When I visited the Earlham College campus in Indiana some months ago,
I was privilege to address the Philosophy Club, somewhat extra-curricular
yet affiliated with the philosophy department. I briefly went over a discussion
we'd been having on math-teach (The Math Forum / Drexel) regarding
the following:
We all know about Cantor's work showing N and R belong to different
orders of infinity. We can make elements of N (1,2,3...) pair with all the
rationals Q by a well defined process, but we can show that no plodding
method forward will map all of R with members of N.
But is N itself "numerable" in the Cantorian sense? Consider what I call
"mirror pi" which is just the digits of pi-to-the right "reflected in the mirror"
3.14159... -> ...951413
The 3-dots (...) signify that the digits go on forever per known algorithms,
in both cases. On the left, we say we're converging to some R. On the
right, I'd say we're "diverging" to a specific element in N, which is likewise
infinite (enough room for mirror-pi?).
What it takes to be "specific" is simply an algorithm. The notion of
"convergence" as getting smaller and smaller is distinct from the concept
of "specificity". Think of serial numbers without ordering (no > or <,
only == and !=).
Or we could simply write pi like this: 314159... with the understanding
that we'll never make use of a decimal point. We'll just keep writing a
longer and longer string of numbers. One may imagine some quantity
getting bigger and bigger, but think of it instead as writing the unique
(but infinite) serial number for some grain of sand on the beach, a
member of R (right?), and in this case also a member of N (a positive
integer).
I think you'll find a lot of die-hards wanna keep numbers like 314159...
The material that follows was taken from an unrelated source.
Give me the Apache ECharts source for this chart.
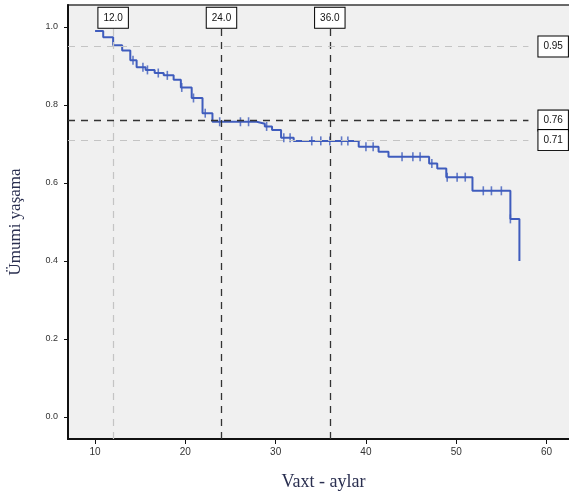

out of N, because leaving them in messes with N and R having different
aleph numbers. We also want to keep the idea of "unique infinity" in some
way i.e. if all these "infinite serial numbers" are both truly infinitely big
(the reciprocal of infinitely small) and yet are each "specific to one
element in the set R" (true in case of pi in R, but argued about. with
respect to mirror-pi), then we're left wondering if we can write:
999123... > 55555... > 1239... (all masquerading as real numbers,
but rules for extending them unclear). That violates our sense of
"unique infinity". The idea that 999123... has a "permanent head
start in its most significant digit" seems more an argument that
< and > should go away with numbers written like this. Ordering
is not defined, merely equality and inequality. If that's true, then
these are not members of N as N has a well-defined notion of
ordering. So is that so by theorem or by axiom I wonder?
I propose we name "the set of infinite serial numbers" (which have
many properties in common with members of N) as "nonsense
numbers" which "diverge to a unique significand" (that object
which the number symbolizes -- we're taught to think some
name->object model applies when it comes to ordinary pi in
any case, a standard part of the mental baggage).
It will be difficult to distinguish Nonsense Numbers from actual
members of N however i.e. how would we know for sure?
Given N is defined to be infinite, it follows that it *must* have room
for such numbers with infinity digits (if not, N is finite, a contradiction),
so that really argues for the Nonsense Numbers being a subset of N.
Perhaps that's how we should teach them then?
"N is for Nonsense Numbers" (otherwise known as Natural Numbers,
only some of which have finite digits).